The Sociopathic Boss Formula
Thiel: People always think conflicts happen when people want different things. I think conflicts normally happen when people want the same things.
If you're a sociopathic boss who wants to mistreat your employees, the formula is: tell two people to do the exact same thing. You will automatically generate a conflict out of nothing at all.
Conflicts don't happen when people want different things. They happen when they want the same things.
Differentiate the Roles
Thiel: There's always this incredible need to make sure people's roles are not redundant — that they're well differentiated. This is an extremely tricky challenge in a small company where there's a lot of fluidity. Roles tend to change a lot.
The conflicts at PayPal — or any of the other businesses I've been involved with — always centered on poorly differentiated roles where there was a lot of overlap.
PayPal's conflicts always centered on poorly differentiated roles with too much overlap.

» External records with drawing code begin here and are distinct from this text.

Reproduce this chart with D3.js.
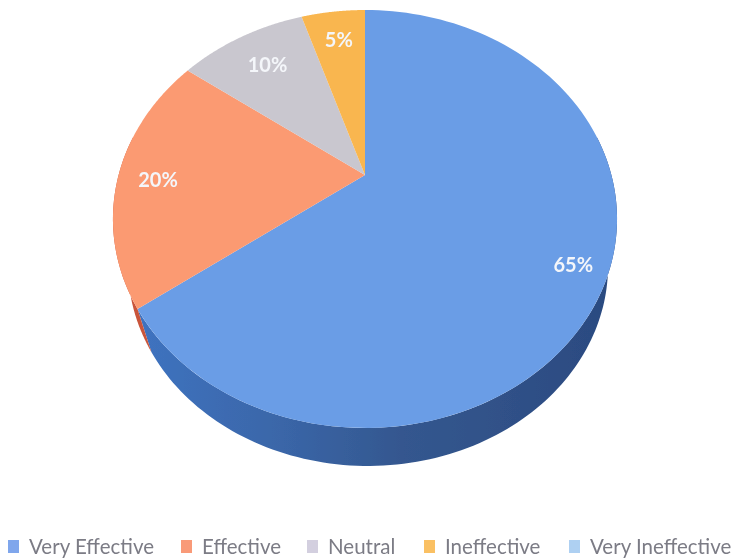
<!DOCTYPE html>
<html><head><meta charset="utf-8">
<script src="https://cdn.jsdelivr.net/npm/d3@7"></script>
<style>html,body{margin:0;background:#fff}svg{display:block}text{font-family:Lato,"Open Sans",sans-serif}</style>
</head><body><svg id="c" width="732" height="560"></svg>
<script>
const categories=["Very Effective","Effective","Neutral","Ineffective","Very Ineffective"];
const values=[65,20,10,5,0];
const labels=["65%","20%","10%","5%",""];
const topColors=["#6a9de6","#fb9a72","#c9c7cf","#f9b64f","#a9cdf0"];
const sideColors=["#3d6cb2","#c9553a","#9c9aa3","#c98f30","#7fa5cc"];
const legendColors=["#7fa6ec","#f99a78","#d3cfdf","#fac064","#aed0f2"];

const legendX=[29,202,328,445,590];
const svg=d3.select("#c");
const defs=svg.append("defs");
const f=defs.append("filter").attr("id","soft");
f.append("feGaussianBlur").attr("stdDeviation",0.7);
const sg=defs.append("linearGradient").attr("id","side").attr("x1",0).attr("x2",1).attr("y1",0).attr("y2",0);
sg.append("stop").attr("offset",0).attr("stop-color","#3f73c0");
sg.append("stop").attr("offset",0.3).attr("stop-color","#3a66a8");
sg.append("stop").attr("offset",0.55).attr("stop-color","#34578f");
sg.append("stop").attr("offset",1).attr("stop-color","#2b4a80");

const pie=d3.pie().sort(null).value(d=>d)(values);
// perspective disc: apex seen at (cx,cy), top ellipse centre (topCy), wall foot is a smaller ellipse
const cx=365,cy=175,Rx=246.4,Ry=199.7,k=-0.2105;
const topCy=219,topRx=252,topRy=209,footCx=368,footCy=266,footRx=240,footRy=200;
const project=(a,r=1)=>{const u=r*Math.sin(a),v=-r*Math.cos(a),w=1+k*v;return [cx+Rx*u/w,cy+Ry*v/w];};
const foot=([x,y])=>[footCx+(x-cx)*footRx/topRx,footCy+(y-topCy)*footRy/topRy];
const line=d3.line();
const arcPts=(a0,a1,r=1)=>d3.range(0,121).map(i=>project(a0+(a1-a0)*i/120,r));
const g=svg.append("g").attr("filter","url(#soft)");

// wall: only the part of each slice facing the viewer
const visible=[Math.PI/2-0.2,Math.PI*1.5+0.2];
pie.forEach((p,i)=>{
  const a0=Math.max(p.startAngle,visible[0]),a1=Math.min(p.endAngle,visible[1]);
  if(a1<=a0)return;
  const t=arcPts(a0,a1),b=t.slice().reverse().map(foot);
  g.append("path").attr("d",line(t.concat(b))+"Z")
   .attr("fill",i===0?"url(#side)":sideColors[i]);
});
// top face
pie.forEach((p,i)=>{
  if(p.endAngle-p.startAngle<=0)return;
  g.append("path").attr("d",line([[cx,cy]].concat(arcPts(p.startAngle,p.endAngle)))+"Z")
   .attr("fill",topColors[i]);
});
// labels
const labelR=[0.87,0.84,0.76,0.79];
const labelDy=[6,7,1,1];
pie.forEach((p,i)=>{
  if(!labels[i])return;
  const [x,y]=project((p.startAngle+p.endAngle)/2,labelR[i]);
  g.append("text").attr("x",x).attr("y",y+labelDy[i]).attr("text-anchor","middle").attr("dominant-baseline","middle")
   .attr("fill","#f4f6fa").attr("font-size",20).attr("font-weight",700).text(labels[i]);
});
// legend
const lg=g.append("g").selectAll("g").data(categories).join("g").attr("transform",(d,i)=>`translate(${legendX[i]},0)`);
lg.append("rect").attr("x",-21).attr("y",540).attr("width",11).attr("height",13).attr("fill",(d,i)=>legendColors[i]);
lg.append("text").attr("x",0).attr("y",554).attr("font-size",20.5).attr("fill","#7b7b85").text(d=>d);
</script></body></html>
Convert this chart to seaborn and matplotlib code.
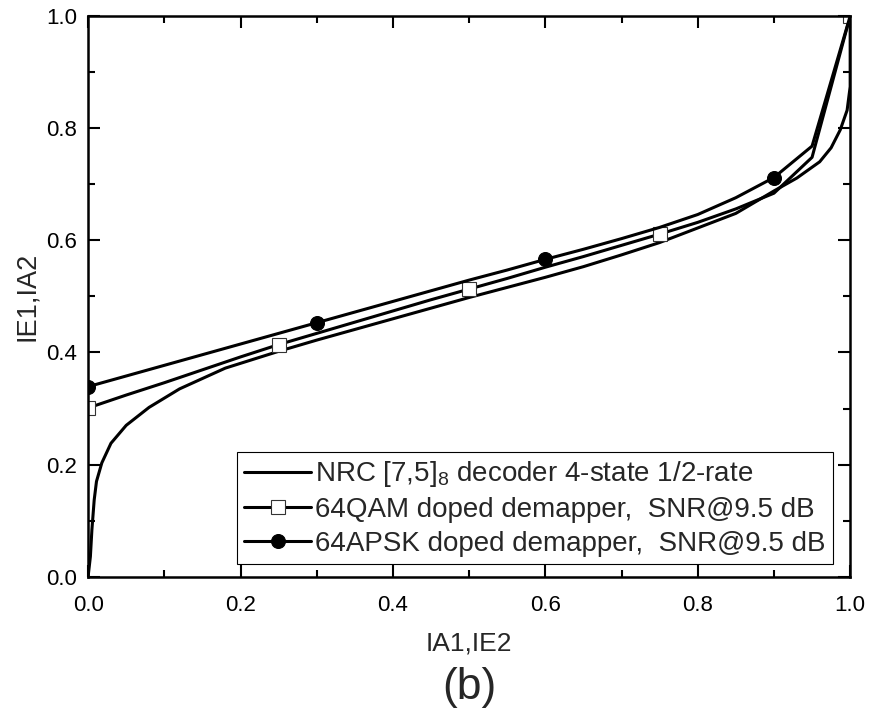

The Product Was a Single Seamless Hole
Thiel: At PayPal, David Sacks was head of the product team. He had this line that the product was a 'single seamless hole' — which was somewhat true. But it was also a formula for never-ending conflict.
Because it meant the product team got to dictate things to everybody in the rest of the organization. Everybody else somehow touched product. So there was overlap and conflict with product almost everywhere. The product team was at war with everybody inside the company.
'The product is a single seamless hole' — somewhat true, but also a formula for never-ending conflict.